Why C-19 Vaccines Don't Prevent Infection
Paper by Morens, Taubenberger, and Fauci offers clear explanation
In the summer of 2022 I had the privilege of having dinner with Professor Robert Clancy—a leading Australian clinical immunologist and a pioneer in the field of mucosal immunology, with 260 publications on the subject.
He explained to me precisely why COVID-19 shots—designed to induce the production of antibodies against the spike protein of SARS-CoV-2 in the blood—cannot prevent infection by or transmission of the virus. The trouble, he explained, is that SARS-CoV-2 replicates rapidly in the nasal mucosa and transmits to other people days before it make it down into the gas exchange region of the lungs and encounters blood antibodies.
This, he further explained, had long been understood about respiratory viruses such as those that cause the common cold and influenza, and this same quality was quickly ascertained about SARS-CoV-2.
Thus, from the outset, it was clear that the COVID-19 vaccines would NOT prevent infection by or transmission of SARS-CoV-2. This reality completely nullified any rationale for vaccine mandates.
Professor Clancy’s explication of this reality has stuck with me ever since. I was reminded of it yesterday when I friend sent me a link to a paper titled Rethinking next-generation vaccines for coronaviruses, influenzaviruses, and other respiratory viruses, by Morens, Taubenberger, and Fauci. As the authors point out:
non-systemic respiratory viruses such as influenza viruses, SARS-CoV-2, and RSV tend to have significantly shorter incubation periods and rapid courses of viral replication. They replicate predominantly in local mucosal tissue, without causing viremia, and do not significantly encounter the systemic immune system or the full force of adaptive immune responses, which take at least 5–7 days to mature, usually well after the peak of viral replication and onward transmission to others. ….
Taking all of these factors into account, it is not surprising that none of the predominantly mucosal respiratory viruses have ever been effectively controlled by vaccines.

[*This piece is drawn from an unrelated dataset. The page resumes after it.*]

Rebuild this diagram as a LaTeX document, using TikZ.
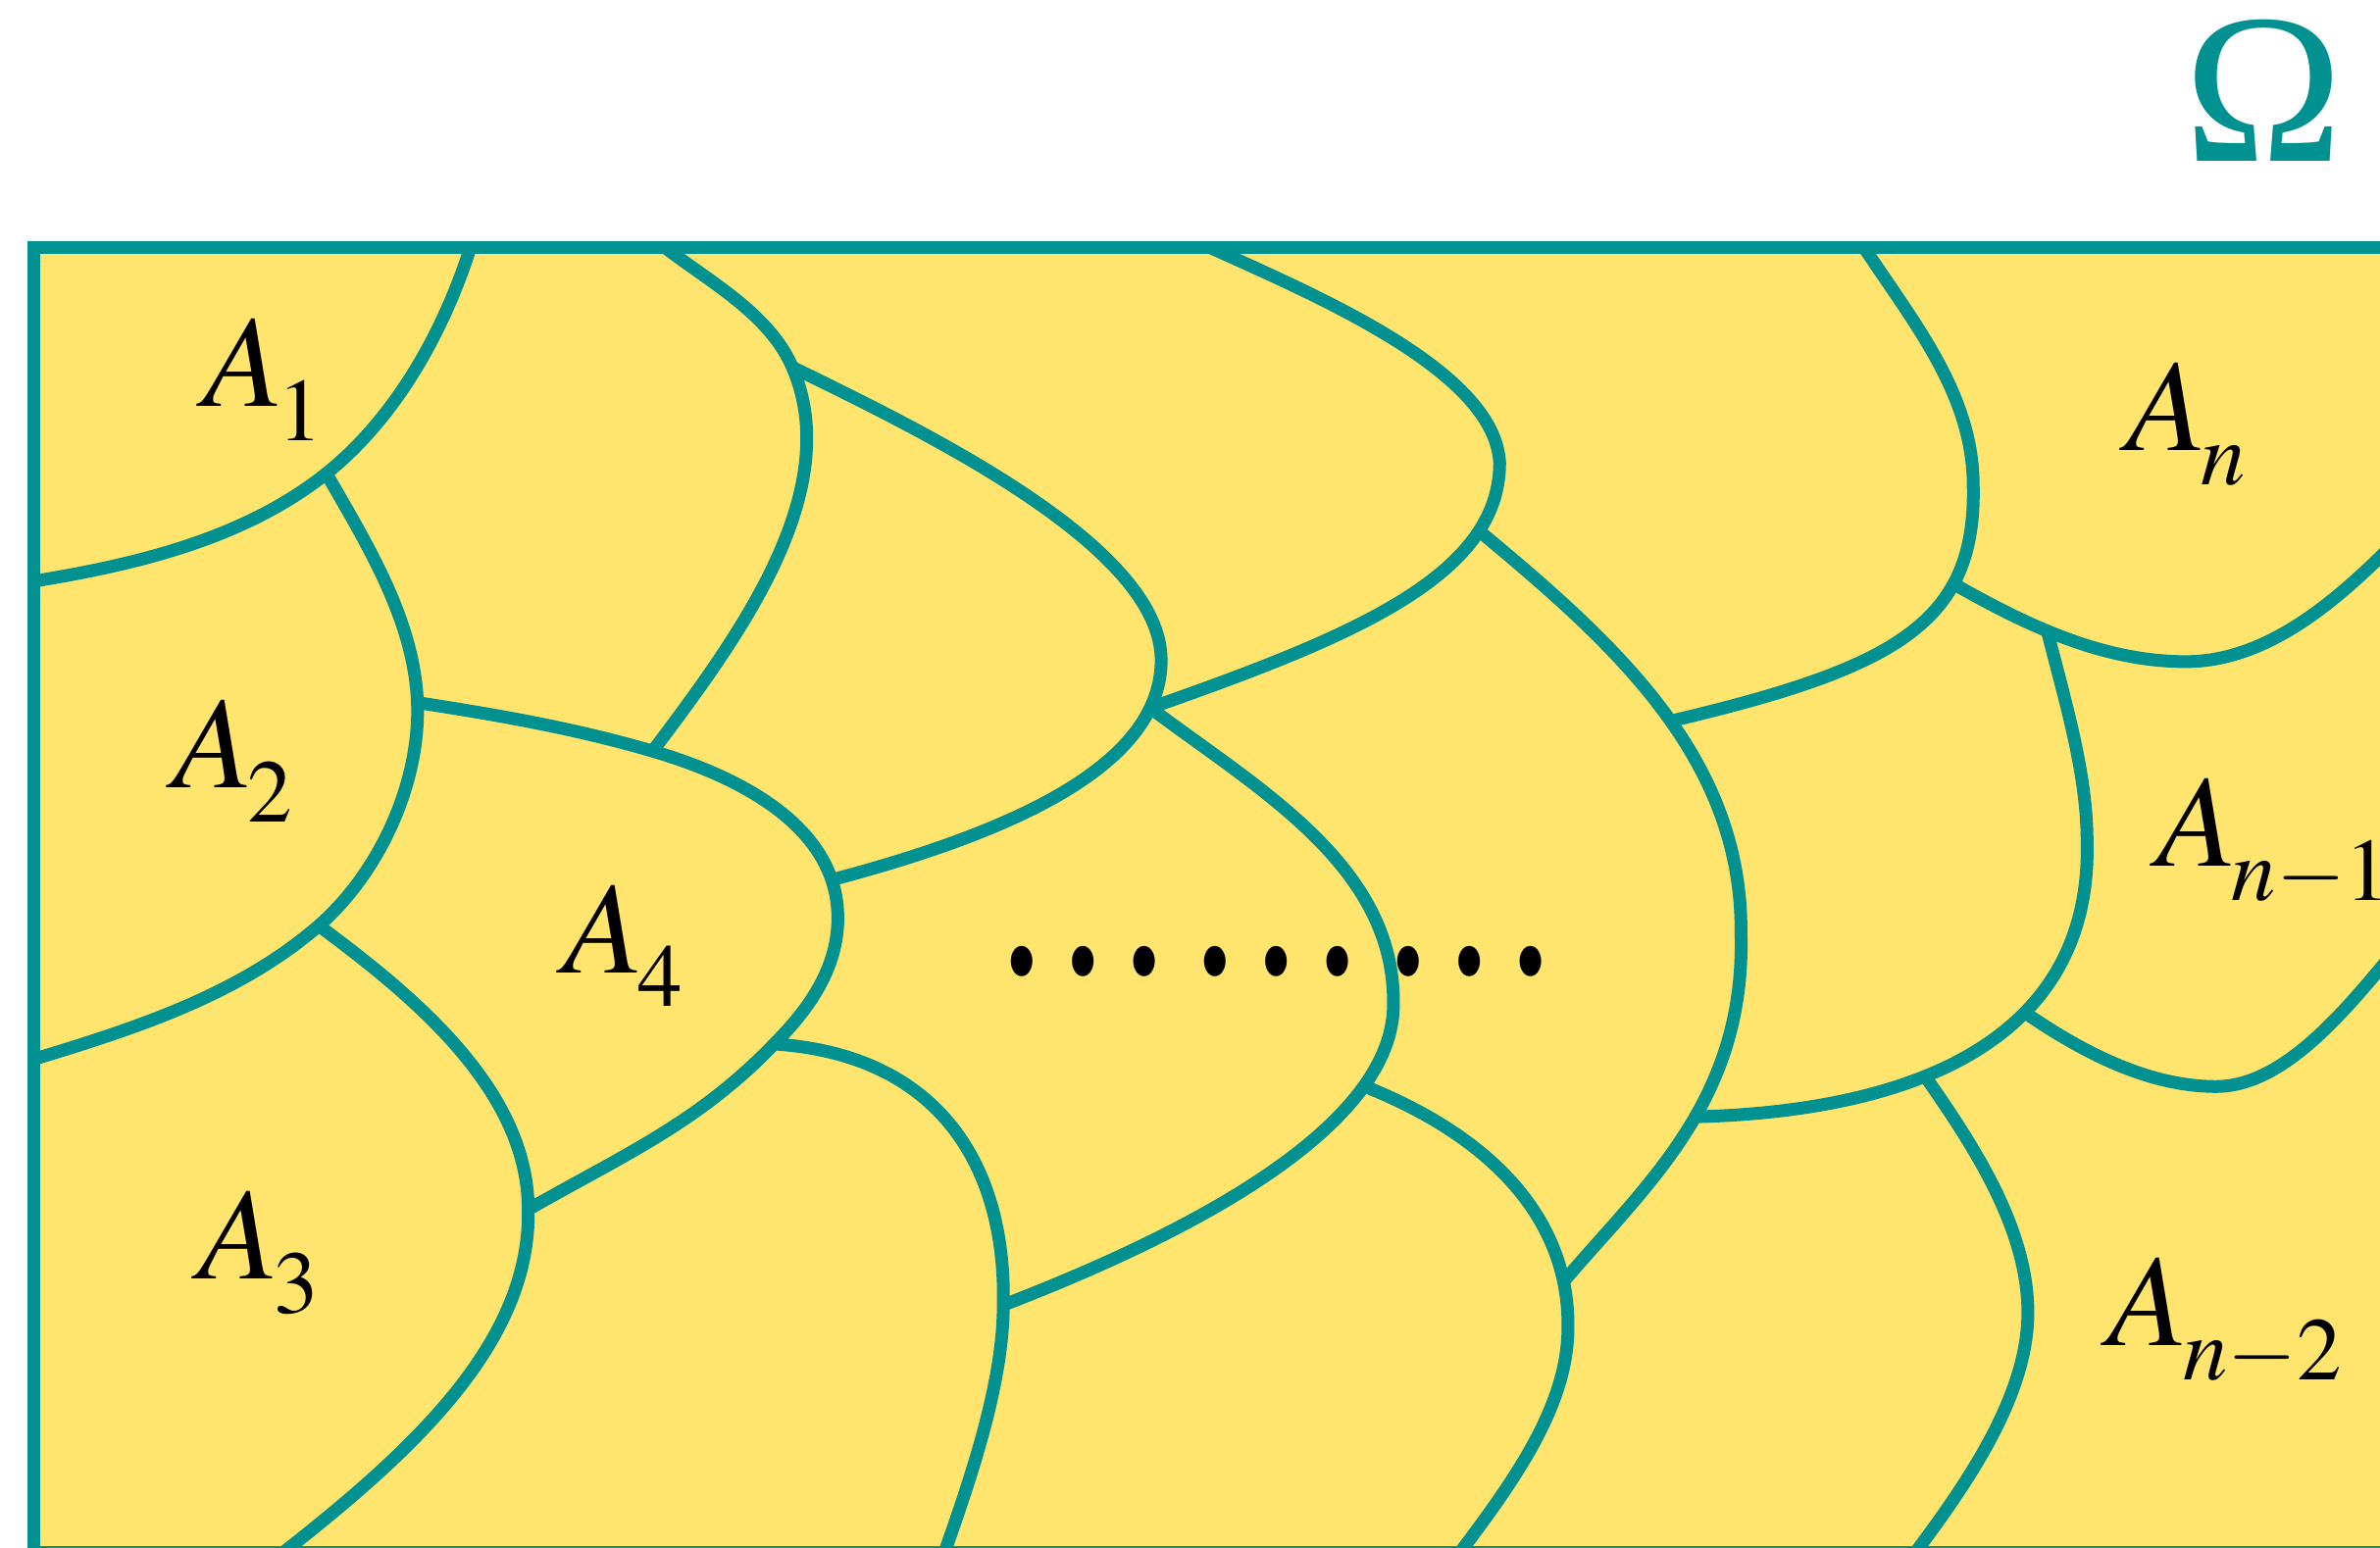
\documentclass[tikz,border=0pt]{standalone}
\usepackage{mathptmx}
\usepackage[no-math]{fontspec}
\setmainfont{Liberation Serif}
\usetikzlibrary{positioning}

\definecolor{sea}{HTML}{009190}
\definecolor{sand}{HTML}{FFE46E}
\newcommand{\regionlabel}[1]{$A_{\kern-1.5pt\lower4.2pt\hbox{\scalebox{0.92}{$\scriptstyle #1$}}}$}

\begin{document}
\begin{tikzpicture}[
x=0.015478cm, y=-0.015478cm,
frame/.style={draw=sea, line width=0.13cm},
cut/.style={draw=sea, line width=0.13cm},
region/.style={anchor=base west, inner sep=0pt, font=\fontsize{38}{40}\selectfont},
omega/.style={anchor=base, inner sep=0pt, text=sea, font=\fontsize{62}{64}\selectfont}
]
\useasboundingbox (0,0) rectangle (1568,1020);
\clip (0,0) rectangle (1568,1020);

% the whole set
\fill[sand] (22.3,163.4) rectangle (1700,1023.3);
\node[omega] (om) at (1491.6,106) {Ω};

\coordinate (j1) at (215,312);
\coordinate (j2) at (275,463);
\coordinate (j4) at (210,610);
\coordinate (j7) at (348,797);
\coordinate (j3) at (430,495);
\coordinate (j8) at (510,688);
\coordinate (j5) at (522,242);
\coordinate (j11) at (661,860);

% left column
\draw[cut] (310,163) .. controls (292,219) and (261,275) .. (j1)
  .. controls (161,355) and (90,372) .. (22.3,383);
\draw[cut] (j1) .. controls (242,359) and (273,409) .. (j2)
  .. controls (277,516) and (250,575) .. (j4)
  .. controls (157,656) and (88,678) .. (22.3,698);
\draw[cut] (j4) .. controls (272,656) and (348,718) .. (j7)
  .. controls (350,890) and (262,965) .. (170,1036);
\draw[cut] (j2) .. controls (327,471) and (379,480) .. (j3)
  .. controls (488,512) and (552,545) .. (552,605) coordinate[pos=0.85] (j6)
  .. controls (552,638) and (533,665) .. (j8)
  .. controls (460,740) and (411,761) .. (j7);
\draw[cut] (438,163) .. controls (468,186) and (507,207) .. (j5)
  .. controls (558,325) and (484,423) .. (j3);

% middle
\draw[cut] (j5) .. controls (610,285) and (765,360) .. (765,435)
  .. controls (765,500) and (680,545) .. (j6) coordinate[pos=0.17] (j9);
\draw[cut] (797,163) .. controls (870,196) and (985,245) .. (988,305)
  .. controls (988,380) and (890,420) .. (j9) coordinate[pos=0.22] (j12);
\draw[cut] (j8) .. controls (620,695) and (663,770) .. (j11)
  .. controls (661,920) and (632,995) .. (612,1052);
\draw[cut] (j9) .. controls (829,520) and (918,570) .. (918,660)
  .. controls (920,740) and (791,810) .. (j11) coordinate[pos=0.24] (j10);
\draw[cut] (j10) .. controls (985,750) and (1034,805) .. (1033,875) coordinate[pos=0.85] (j19)
  .. controls (1033,935) and (985,992) .. (940,1052);

% right column
\draw[cut] (j12) .. controls (1065,425) and (1148,500) .. (1147,615) coordinate[pos=0.53] (j13)
  .. controls (1150,725) and (1085,780) .. (j19) coordinate[pos=0.45] (j16);
\draw[cut] (1228,163) .. controls (1261,213) and (1300,260) .. (1300,320)
  .. controls (1302,410) and (1250,440) .. (j13) coordinate[pos=0.29] (j14);
\draw[cut] (j14) .. controls (1335,412) and (1385,436) .. (1440,436) coordinate[pos=0.42] (j15)
  .. controls (1500,436) and (1550,386) .. (1590,345);
\draw[cut] (j15) .. controls (1361,464) and (1375,510) .. (1375,555)
  .. controls (1378,680) and (1270,732) .. (j16) coordinate[pos=0.38] (j17) coordinate[pos=0.62] (j18);
\draw[cut] (j17) .. controls (1370,692) and (1414,716) .. (1460,716)
  .. controls (1510,716) and (1555,653) .. (1590,612);
\draw[cut] (j18) .. controls (1301,756) and (1336,810) .. (1336,865)
  .. controls (1336,930) and (1280,999) .. (1240,1052);

\draw[frame] (22.3,1023.3) -- (22.3,163.4) -- (1700,163.4);
\draw[frame] (22.3,1023.3) -- (1700,1023.3);

% labels
\node[region] (a1) at (133.5,268) {\regionlabel{1}};
\node[region] (a2) at (113.5,519) {\regionlabel{2}};
\node[region] (a3) at (130.5,843) {\regionlabel{3}};
\node[region] (a4) at (370.5,641) {\regionlabel{4}};
\node[region] (an) at (1400.5,297) {\regionlabel{n}};
\node[region] (an1) at (1420.5,571) {\regionlabel{n-1}};
\node[region] (an2) at (1388.5,887) {\regionlabel{n-2}};
\node[anchor=base, inner sep=0pt, font=\fontsize{53}{55}\selectfont] (dots) at (841,641) {\scalebox{1}[1.4]{…\kern3pt…\kern3pt…}};
\end{tikzpicture}
\end{document}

This observation raises a question of fundamental importance: if natural mucosal respiratory virus infections do not elicit complete and long-term protective immunity against reinfection, how can we expect vaccines, especially systemically administered non-replicating vaccines, to do so? This is a major challenge for future vaccine development, and overcoming it is critical as we work to develop “next-generation” vaccines.
In other words, in November 2022, Dr. Fauci and his colleagues published a paper in which they demonstrated their clear understanding of what Professor Clancy told me at dinner three months earlier—namely, the COVID-19 vaccines cannot “effectively control” SARS-CoV-2. The initial, much publicized claim that they would prevent infection and transmission was a bald-faced lie.